I don't recall ever having a hosepipe ban imposed so early in the year. Lack of water is normally something one associates with a long hot summernot recurring dry winters. Seeing the ground cracking from lack of water in April is not a good sign! Yet in some parts of the country that is exactly what we are faced with.
The 'finger' is normally pointed at the water companies for poor water management and leaking pipes - wasting millions of gallons of water. The pressure is most certainly on them - but I can't help feeling that a change is needed in the way the public view water.
More should be done to encourage better use of water and its management in and around the home.
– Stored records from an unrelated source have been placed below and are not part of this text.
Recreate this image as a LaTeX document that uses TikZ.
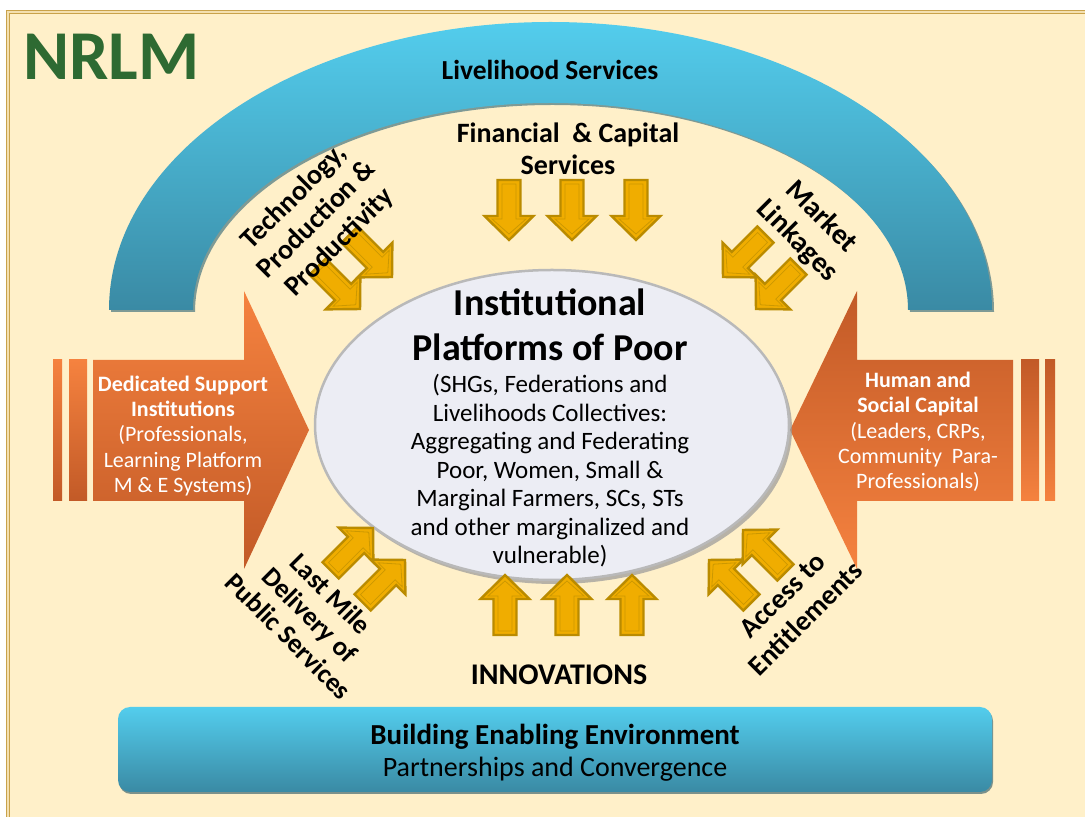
\documentclass[tikz,border=0pt]{standalone}
\usepackage{fontspec}
\setmainfont{Carlito}
\usetikzlibrary{shapes.geometric,shadows}
\definecolor{cream}{HTML}{FFF0C9}
\definecolor{gold}{HTML}{C9A24A}
\definecolor{cyanL}{HTML}{53CDED}
\definecolor{cyanD}{HTML}{3A8AA4}
\definecolor{orL}{HTML}{F5823F}
\definecolor{orD}{HTML}{C25A27}
\definecolor{yfill}{HTML}{F0AD00}
\definecolor{yline}{HTML}{BA8B00}
\definecolor{yinner}{HTML}{CC9800}
\definecolor{nrlmgreen}{HTML}{2E6A32}
\definecolor{corefill}{HTML}{ECEDF4}
\tikzset{
  blk/.style={text=black, align=center, inner sep=0pt},
  rlbl/.style={blk, font=\bfseries\fontsize{28}{32}\selectfont},
  wtxt/.style={text=white, align=center, inner sep=0pt, font=\fontsize{22}{25.3}\selectfont},
  yarrow/.pic={
    \fill[yfill] (0,-11.5) -- (36,-11.5) -- (36,-24.5) -- (60,0) -- (36,24.5) -- (36,11.5) -- (0,11.5) -- cycle;
    \draw[yline, line width=2.4pt, line join=miter] (0,-11.5) -- (36,-11.5) -- (36,-24.5) -- (60,0) -- (36,24.5) -- (36,11.5) -- (0,11.5) -- cycle;
    \draw[yinner, line width=0.8pt] (4,-7) -- (39,-7) -- (39,-17) -- (54,0) -- (39,17) -- (39,7) -- (4,7) -- cycle;
  }
}
\begin{document}
\begin{tikzpicture}[x=1pt,y=1pt]
\useasboundingbox (0,0) rectangle (1085,817);
\clip (0,0) rectangle (1085,817);
\fill[white] (0,0) rectangle (1085,817);
% frame
\fill[cream] (8,805) rectangle (1100,-10);
\draw[gold, line width=0.9pt, double=cream!80!gold, double distance=1.6pt] (8,805) rectangle (1100,-10);

% NRLM title
\node[anchor=west, inner sep=0pt, text=nrlmgreen, font=\bfseries\fontsize{70}{70}\selectfont] (nrlm) at (23,760) {NRLM};

% livelihood arc
\fill[cyanD!70!black, opacity=0.6] (111,505) arc[start angle=180,end angle=0,x radius=441.5,y radius=288] -- (910,505) arc[start angle=0,end angle=180,x radius=357.5,y radius=207] -- cycle;
\shade[top color=cyanL, bottom color=cyanD] (109,507) arc[start angle=180,end angle=0,x radius=441.5,y radius=288] -- (908,507) arc[start angle=0,end angle=180,x radius=357.5,y radius=207] -- cycle;
\node[blk, font=\bfseries\fontsize{27.5}{30}\selectfont] (livelihood) at (550,747) {Livelihood Services};

% left orange arrow
\shade[top color=orL, bottom color=orD] (53,316) rectangle (62,457);
\shade[top color=orL, bottom color=orD] (69,316) rectangle (87,457);
\shade[top color=orL, bottom color=orD] (93,457) -- (244,457) -- (244,526) -- (309,387) -- (244,248) -- (244,316) -- (93,316) -- cycle;
\node[wtxt] (dsi) at (183,381) {\textbf{Dedicated Support}\\\textbf{Institutions}\\(Professionals,\\Learning Platform\\M \& E Systems)};

% right orange arrow
\shade[top color=orD, bottom color=orL] (1021,316) rectangle (1039,457);
\shade[top color=orD, bottom color=orL] (1045,316) rectangle (1055,457);
\shade[top color=orD, bottom color=orL] (1013,457) -- (857,457) -- (857,526) -- (790,387) -- (857,248) -- (857,316) -- (1013,316) -- cycle;
\node[wtxt] (hsc) at (918,385) {\textbf{Human and}\\\textbf{Social Capital}\\(Leaders, CRPs,\\Community\ \ Para-\\Professionals)};

% core ellipse
\node[ellipse, minimum width=474pt, minimum height=310pt, inner sep=0pt, fill=corefill, draw=gray!55, line width=2.5pt,
      drop shadow={shadow xshift=3pt, shadow yshift=-4pt, fill=gray!80, opacity=0.7}] (core) at (552,392) {};
\node[blk, font=\bfseries\fontsize{38}{45}\selectfont] (coretitle) at (550,492) {Institutional\\Platforms of Poor};
\node[blk, font=\fontsize{25}{28.5}\selectfont] (corebody) at (550,346) {(SHGs, Federations and\\Livelihoods Collectives:\\Aggregating and Federating\\Poor, Women, Small \&\\Marginal Farmers, SCs, STs\\and other marginalized and\\vulnerable)};

% yellow block arrows
\pic[rotate=-90] at (509,637) {yarrow};
\pic[rotate=-90] at (572,637) {yarrow};
\pic[rotate=-90] at (636,637) {yarrow};
\pic[rotate=90] at (505,182) {yarrow};
\pic[rotate=90] at (567,182) {yarrow};
\pic[rotate=90] at (632,182) {yarrow};
\pic[rotate=-45] at (317.6,550.4) {yarrow};
\pic[rotate=-45] at (349.6,582.4) {yarrow};
\pic[rotate=-135] at (765.4,582.4) {yarrow};
\pic[rotate=-135] at (798.4,550.4) {yarrow};
\pic[rotate=45] at (330.6,246.6) {yarrow};
\pic[rotate=45] at (362.6,214.6) {yarrow};
\pic[rotate=135] at (751.4,214.6) {yarrow};
\pic[rotate=135] at (785.4,244.6) {yarrow};

% labels
\node[blk, font=\bfseries\fontsize{28}{32}\selectfont] (fin) at (568,668) {Financial\ \ \& Capital\\Services};
\node[blk, font=\bfseries\fontsize{30}{30}\selectfont] (innov) at (559,142) {INNOVATIONS};
\node[rlbl, rotate=45] (tech) at (317,597) {Technology,\\Production \&\\Productivity};
\node[rlbl, rotate=-45, font=\bfseries\fontsize{29}{34}\selectfont] (market) at (809,588) {Market\\Linkages};
\node[rlbl, rotate=-45, font=\bfseries\fontsize{27}{30}\selectfont] (lastmile) at (310,202) {Last Mile\\Delivery of\\Public Services};
\node[rlbl, rotate=45, font=\bfseries\fontsize{28}{33}\selectfont] (access) at (794,210) {Access to\\Entitlements};

% bottom box
\node[rectangle, rounded corners=12pt, minimum width=874pt, minimum height=85pt, inner sep=0pt,
      top color=cyanL, bottom color=cyanD,
      drop shadow={shadow xshift=1pt, shadow yshift=-2pt, fill=cyanD!60!black, opacity=0.6}] (env) at (555,67.5) {};
\node[blk, font=\bfseries\fontsize{29}{30}\selectfont] (envtitle) at (555,80) {Building Enabling Environment};
\node[blk, font=\fontsize{28}{30}\selectfont] (envsub) at (555,48) {Partnerships and Convergence};
\end{tikzpicture}
\end{document}
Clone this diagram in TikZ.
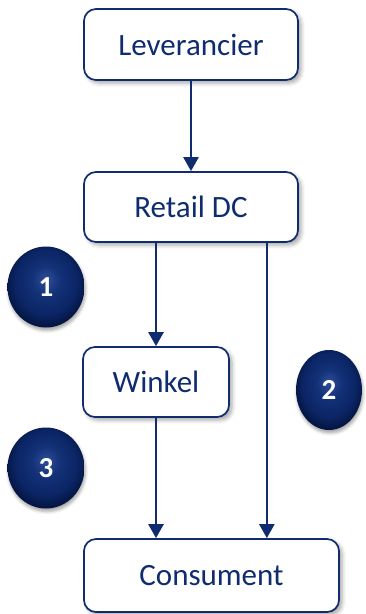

Much of the water used by households is wasted unnecessarily, but means of reducing this are often costly or complex to install and run.
I'd love to see an initiative introduced whereby grey water recycling was a required element of all new housing and industrial developments, whether communal or individual. Rainwater harvesting should also be compulsory with excess water managed in soak-aways on site. Ok so there would be acost to this in the short term but wouldn't the long term benefits massively outweigh those?
The changes we are experiencing now will be with us for some time - so simply doing what we have always done is no longer an option.
So what can YOU do now?
Many gardeners already collect rainwater in butts - where it frequently sits unused while the hosepipe is aimed at the borders. Consider getting a solar powered drip irrigation system
and use the water in the butt - this will get the right amount of water to where it is needed - these are great for pots, baskets and also your borders.
Mulch your borders to retain this water. While plants themselves take up water during the day huge amounts are lost to evapouration - mulch help keep the water in the ground for use by the plants.
If you are water savvy you already know that showering uses less water than a bath - though bath water is perhaps easier to recycle - maybe for flushing toilets etc - consider saving a couple of buckets of your bathwater for doing just that! You can also get water hogs for cisterns that will save 1 litre per flush - it all adds up!
I have heard it said that if everyone in London turned the tap off while they brushed their teeth enough water would be saved to fill the Albert Hall - that's a lot of water!
Changing our attitude to the precious liquid that is water is the first step - so what are you going to commit to doing differently from now on to make a difference?